I'm in a reflective mood with the turning of the calendar, and what I'm reflecting on is the beginning of the end of my long love affair with movies marinated in nihilism, cynicism, fatalism, cruel reality, contrived conflict, blood-soaked philosophy, righteous comeuppance and (the hardest to give up) withering jibes. My new year's resolution is to seek out and savor humanistic directors, who highlight common ground rather than differences, and regard empathy as a superior manifestation of strength. Jean Renoir, Yasujiro Ozu, Heddy Honigmann, the Dardennes brothers and Hirokazu Kore-eda immediately come to mind. Let's see who fills this bill in January, shall we?
Well, Charlie Chaplin, for starters. Cinema's ultimate everyman, Chaplin repeatedly gutter-dived into the harshness and heartlessness of the modern metropolis and emerged with a glowing ember of decency. Sure, he was prone to sentimentality, which might be defined as taking optimism to the breaking point. The San Francisco Silent Film Festival marks Chaplin's 1914 debut in moving pictures with three shows on Saturday, January 11 under the heart-swelling rubric, The Little Tramp at 100: A Charlie Chaplin Centennial Celebration. A program of timeless shorts gets the party started at 1pm, followed by The Kid at 4pm and The Gold Rush at 7:30pm, all with live music and all at the Castro Theatre. Wait a second, I've got something in my eye. For more information visit silentfilm.org.
Provocateurs are often narcissists, and the queer actor, writer and filmmaker Jack Smith answered to both names. (He was also a generous collaborator, so there.) It's hard to grasp exactly how bravely theatrical he was in the early '60s, flaunting the "norms" of gender and sexuality and, in so doing, sending a smoke signal to The Cockettes in San Francisco. Flaming Creatures (1962-63) was banned on obscenity charges; you won't find anything shocking about it today, just fun, fun, fun. Ravishing, Radical and Restored: The Films of Jack Smith also features new prints of Mary Jordan's kaleidoscopic documentary portrait Jack Smith and the Destruction of Atlantis, Smith's flamboyant satire No President (1967-70), the late Ron Vawter's acting tour de force Roy Cohn/Jack Smith (1995) and Smith's epic ode to Maria Montez, Normal Love (1963-65). The S.F. Cinematheque and Yerba Buena Center for the Arts co-present at the latter's house January 16-30, 2014. For more information visit ybca.org.

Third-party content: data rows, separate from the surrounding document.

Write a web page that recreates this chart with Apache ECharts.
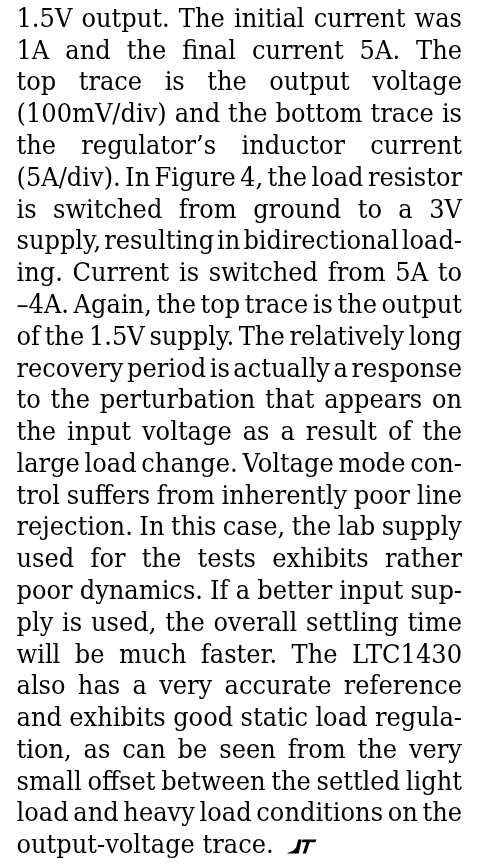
<!DOCTYPE html>
<html>
<head>
<meta charset="utf-8">
<script src="https://cdn.jsdelivr.net/npm/echarts@6/dist/echarts.min.js"></script>
<style>
  html, body { margin: 0; padding: 0; background: #fff; }
  #chart { width: 482px; height: 865px; }
</style>
</head>
<body>
<div id="chart"></div>
<script>
// paragraph lines, as typeset in the reference
var lines = [
    '1.5V output. The initial current was',
    '1A and the final current 5A. The',
    'top trace is the output voltage',
    '(100mV/div) and the bottom trace is',
    'the regulator\u2019s inductor current',
    '(5A/div). In Figure 4, the load resistor',
    'is switched from ground to a 3V',
    'supply, resulting in bidirectional load-',
    'ing. Current is switched from 5A to',
    '\u20134A. Again, the top trace is the output',
    'of the 1.5V supply. The relatively long',
    'recovery period is actually a response',
    'to the perturbation that appears on',
    'the input voltage as a result of the',
    'large load change. Voltage mode con-',
    'trol suffers from inherently poor line',
    'rejection. In this case, the lab supply',
    'used for the tests exhibits rather',
    'poor dynamics. If a better input sup-',
    'ply is used, the overall settling time',
    'will be much faster. The LTC1430',
    'also has a very accurate reference',
    'and exhibits good static load regula-',
    'tion, as can be seen from the very',
    'small offset between the settled light',
    'load and heavy load conditions on the',
    'output-voltage trace.'
];

var fontSize = 26;
var fontFamily = '"DejaVu Serif"';
var font = fontSize + 'px ' + fontFamily;
var left = 16.5;
var right = 462;
var firstBase = 27.2;
var pitch = 31.78;
var minSpace = 3;
var baseShift = fontSize * 0.23; // bottom-aligned text -> baseline

var ctx = document.createElement('canvas').getContext('2d');
ctx.font = font;
function w(s) { return ctx.measureText(s).width; }

// one horizontal squeeze for the whole column, set by the tightest line
var squeeze = 1;
lines.forEach(function (line, i) {
    if (i === lines.length - 1) return;
    var words = line.split(' ');
    var sum = 0;
    words.forEach(function (wd) { sum += w(wd); });
    var s = (right - left - (words.length - 1) * minSpace) / sum;
    if (s < squeeze) squeeze = s;
});

var elements = [];
var lastEnd = left;
lines.forEach(function (line, i) {
    var words = line.split(' ');
    var widths = words.map(function (wd) { return w(wd) * squeeze; });
    var sum = widths.reduce(function (a, b) { return a + b; }, 0);
    var gap = (i === lines.length - 1 || words.length < 2)
        ? w(' ') * squeeze
        : (right - left - sum) / (words.length - 1);
    var x = left;
    var base = firstBase + i * pitch;
    words.forEach(function (wd, k) {
        elements.push({
            type: 'text',
            x: x,
            y: base + baseShift,
            scaleX: squeeze,
            style: {
                text: wd,
                font: font,
                fill: '#000',
                align: 'left',
                verticalAlign: 'bottom'
            }
        });
        x += widths[k] + gap;
    });
    lastEnd = x - gap;
});

// LT logo after the last line
var lb = firstBase + (lines.length - 1) * pitch;
var lx = lastEnd + 13;
elements.push({
    type: 'group',
    x: lx,
    y: lb,
    children: [
        {
            type: 'polygon',
            shape: { points: [[0, 0], [12, 0], [15, -14], [11.5, -14], [9.5, -6], [6, -2.5], [2, -1]] },
            style: { fill: '#000' }
        },
        {
            type: 'polygon',
            shape: { points: [[16, -14], [30, -14], [28.5, -11.2], [23, -11.2], [19.3, 0], [16, 0], [19.7, -11.2], [14.8, -11.2]] },
            style: { fill: '#000' }
        }
    ]
});

var chart = echarts.init(document.getElementById('chart'), null, { renderer: 'canvas' });
chart.setOption({
    backgroundColor: '#fff',
    animation: false,
    graphic: { elements: elements }
});
</script>
</body>
</html>
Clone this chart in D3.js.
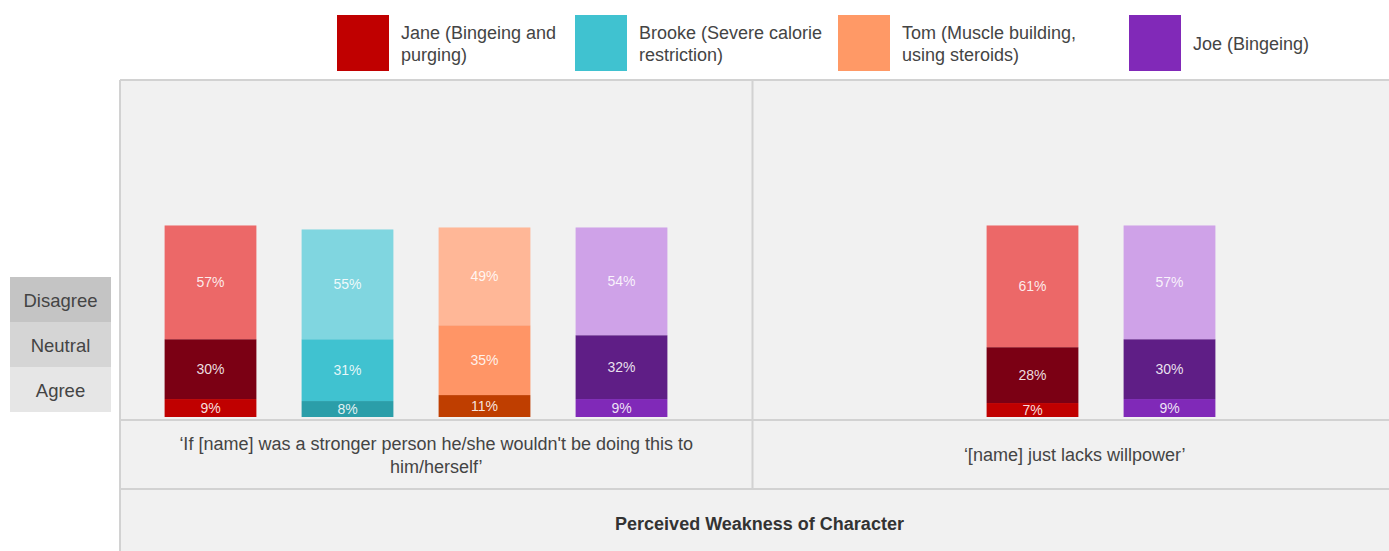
<!DOCTYPE html>
<html>
<head>
<meta charset="utf-8">
<script src="https://cdn.jsdelivr.net/npm/d3@7"></script>
<style>
  html, body { margin: 0; padding: 0; background: #ffffff; }
  svg { display: block; font-family: "Liberation Sans", Arial, sans-serif; }
</style>
</head>
<body>
<svg id="chart" width="1389" height="551"></svg>
<script>
// Survey responses, percent of respondents per character and statement
const characters = ["Jane", "Brooke", "Tom", "Joe"];
const legendLabels = [
  ["Jane (Bingeing and", "purging)"],
  ["Brooke (Severe calorie", "restriction)"],
  ["Tom (Muscle building,", "using steroids)"],
  ["Joe (Bingeing)"]
];
const responses = ["Agree", "Neutral", "Disagree"];
const statements = [
  ["\u2018If [name] was a stronger person he/she wouldn't be doing this to", "him/herself\u2019"],
  ["\u2018[name] just lacks willpower\u2019"]
];
const axisTitle = "Perceived Weakness of Character";

// statement 1
const s1Characters = ["Jane", "Brooke", "Tom", "Joe"];
const s1Agree    = [9, 8, 11, 9];
const s1Neutral  = [30, 31, 35, 32];
const s1Disagree = [57, 55, 49, 54];

// statement 2
const s2Characters = ["Jane", "Joe"];
const s2Agree    = [7, 9];
const s2Neutral  = [28, 30];
const s2Disagree = [61, 57];

// Colours
const legendColor = { Jane: "#c00000", Brooke: "#40c2d0", Tom: "#ff9966", Joe: "#8129b8" };
const shade = {
  Jane:   { Agree: "#c00000", Neutral: "#7b0014", Disagree: "#ec6868" },
  Brooke: { Agree: "#2b9ea9", Neutral: "#40c2d0", Disagree: "#80d6e0" },
  Tom:    { Agree: "#bf3e00", Neutral: "#ff9566", Disagree: "#ffb797" },
  Joe:    { Agree: "#8029b8", Neutral: "#5f1e86", Disagree: "#cfa2e8" }
};
const responseBg = { Disagree: "#c4c4c4", Neutral: "#d5d5d5", Agree: "#e6e6e6" };

const svg = d3.select("#chart");
const W = 1389, H = 551;

// Frame geometry
const frameLeft = 120, frameTop = 80, plotBottom = 419, labelBottom = 489, divider = 752.5;
const gridColor = "#d2d2d2";

// Background panels
svg.append("rect").attr("x", frameLeft).attr("y", frameTop)
  .attr("width", W - frameLeft).attr("height", H - frameTop).attr("fill", "#f1f1f1");

// Value scale shared by both panels
const y = d3.scaleLinear().domain([0, 100]).range([417, 217.5]);

function buildRows(chars, agree, neutral, disagree) {
  return chars.map((c, i) => ({ character: c, Agree: agree[i], Neutral: neutral[i], Disagree: disagree[i] }));
}
const panels = [
  { rows: buildRows(s1Characters, s1Agree, s1Neutral, s1Disagree), range: [142, 690], chars: s1Characters },
  { rows: buildRows(s2Characters, s2Agree, s2Neutral, s2Disagree), range: [964, 1238], chars: s2Characters }
];

const stack = d3.stack().keys(responses);

panels.forEach(p => {
  const x = d3.scaleBand().domain(p.chars).range(p.range).paddingInner(0.33).paddingOuter(0.165);
  const series = stack(p.rows);
  const g = svg.append("g");
  series.forEach(s => {
    const key = s.key;
    s.forEach(d => {
      const c = d.data.character;
      g.append("rect")
        .attr("x", x(c)).attr("width", x.bandwidth())
        .attr("y", y(d[1])).attr("height", y(d[0]) - y(d[1]))
        .attr("fill", shade[c][key]);
      g.append("text")
        .attr("x", x(c) + x.bandwidth() / 2)
        .attr("y", (y(d[0]) + y(d[1])) / 2)
        .attr("dy", "0.36em")
        .attr("text-anchor", "middle")
        .attr("font-size", 14)
        .attr("fill", "#ffffff").attr("fill-opacity", 0.88)
        .text(d.data[key] + "%");
    });
  });
});

// Grid lines
const lines = [
  [frameLeft, frameTop, W, frameTop],
  [frameLeft, frameTop, frameLeft, H],
  [divider, frameTop, divider, labelBottom],
  [frameLeft, plotBottom + 1, W, plotBottom + 1],
  [frameLeft, labelBottom, W, labelBottom]
];
svg.append("g").selectAll("line").data(lines).join("line")
  .attr("x1", d => d[0]).attr("y1", d => d[1]).attr("x2", d => d[2]).attr("y2", d => d[3])
  .attr("stroke", gridColor).attr("stroke-width", 2);

// Statement labels
const panelCenters = [(frameLeft + divider) / 2, (divider + W) / 2 + 4];
statements.forEach((lines, i) => {
  const midY = (plotBottom + labelBottom) / 2 + 1;
  const lh = 23;
  const t = svg.append("text")
    .attr("text-anchor", "middle").attr("font-size", 18).attr("fill", "#444");
  lines.forEach((ln, j) => {
    t.append("tspan").attr("x", panelCenters[i])
      .attr("y", midY + (j - (lines.length - 1) / 2) * lh)
      .attr("dy", "0.35em").text(ln);
  });
});

// Axis title
svg.append("text").attr("x", (frameLeft + W) / 2 + 5).attr("y", 524)
  .attr("dy", "0.35em").attr("text-anchor", "middle")
  .attr("font-size", 18).attr("font-weight", "bold").attr("fill", "#333")
  .text(axisTitle);

// Response key on the left
const keyOrder = ["Disagree", "Neutral", "Agree"];
const keyY = d3.scaleBand().domain(keyOrder).range([277, 412]);
const kg = svg.append("g");
keyOrder.forEach(k => {
  kg.append("rect").attr("x", 10).attr("y", keyY(k)).attr("width", 101)
    .attr("height", keyY.bandwidth()).attr("fill", responseBg[k]);
  kg.append("text").attr("x", 60.5).attr("y", keyY(k) + keyY.bandwidth() / 2 + 1)
    .attr("dy", "0.35em").attr("text-anchor", "middle")
    .attr("font-size", 18.5).attr("fill", "#444").text(k);
});

// Legend
const legendX = [337, 575, 838, 1129];
const lg = svg.append("g");
characters.forEach((c, i) => {
  lg.append("rect").attr("x", legendX[i]).attr("y", 15).attr("width", 52).attr("height", 56)
    .attr("fill", legendColor[c]);
  const lines = legendLabels[i];
  const t = lg.append("text").attr("font-size", 18).attr("fill", "#444");
  lines.forEach((ln, j) => {
    t.append("tspan").attr("x", legendX[i] + 64)
      .attr("y", 44 + (j - (lines.length - 1) / 2) * 22)
      .attr("dy", "0.35em").text(ln);
  });
});
</script>
</body>
</html>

The Pacific Film Archive is a humanist's paradise this month, if only for The Brilliance of Satyajit Ray (Jan. 17-Aug. 31). Surely nothing in the long history of movies can align a viewer's values and adjust his or her priorities like the Indian director's profound yet unpretentious Apu trilogy: Pather Panchali, Aparajito and The World of Apu. The Archive also unveils a major humor retrospective with Funny Ha-Ha: American Comedy, 1930–1959 (Jan. 16-Feb. 22), and hosts the annual African Film Festival (Jan. 25-Feb. 26). Too much sweetness and light? Then you're ready for Jean-Luc Godard: Expect Everything From Cinema (Jan. 30-Apr. 13). If you need me, I'll be right here, sitting in the dark. For more information visit bampfa.berkeley.edu.
The sprightly and occasionally melancholy Berlin & Beyond Film Festival always seemed like a perfect match with the rainy season. So I'm exceedingly happy to report that after a couple of years of fall dates, B&B returns to its midwinter setting (Jan. 15-19 at the Castro, Jan. 20-21 at Goethe-Institut San Francisco). Whether you're in the mood for snowcapped landscapes with an undercurrent of existential malaise or resolute urban portraits of colorful culture clash, you'll find it here. For more information visit goethe.de.
I tried. I really tried. But I couldn't get all the way through the month -- one month! -- on a movie diet of unfettered cooperation, ingrained generosity and bemused appreciation for the human condition. My salvation (so to speak) is a festival whose motto this year is "It's a bitter little world." Now you're speaking my language. A rogue's gallery of beautiful losers awaits at the Castro as Noir City (Jan. 24-Feb. 2) goes international with double bills from Germany (including The Murderers Among Us, the U.K. (It Always Rains on Sunday and the original Brighton Rock), Japan (Kurosawa's Drunken Angel and Stray Dog), Argentina (Never Open That Door) and France (by now you should be reaching for your calendar and your flask). For my part, it's just a relapse. I'll be back on the humanist wagon in no time.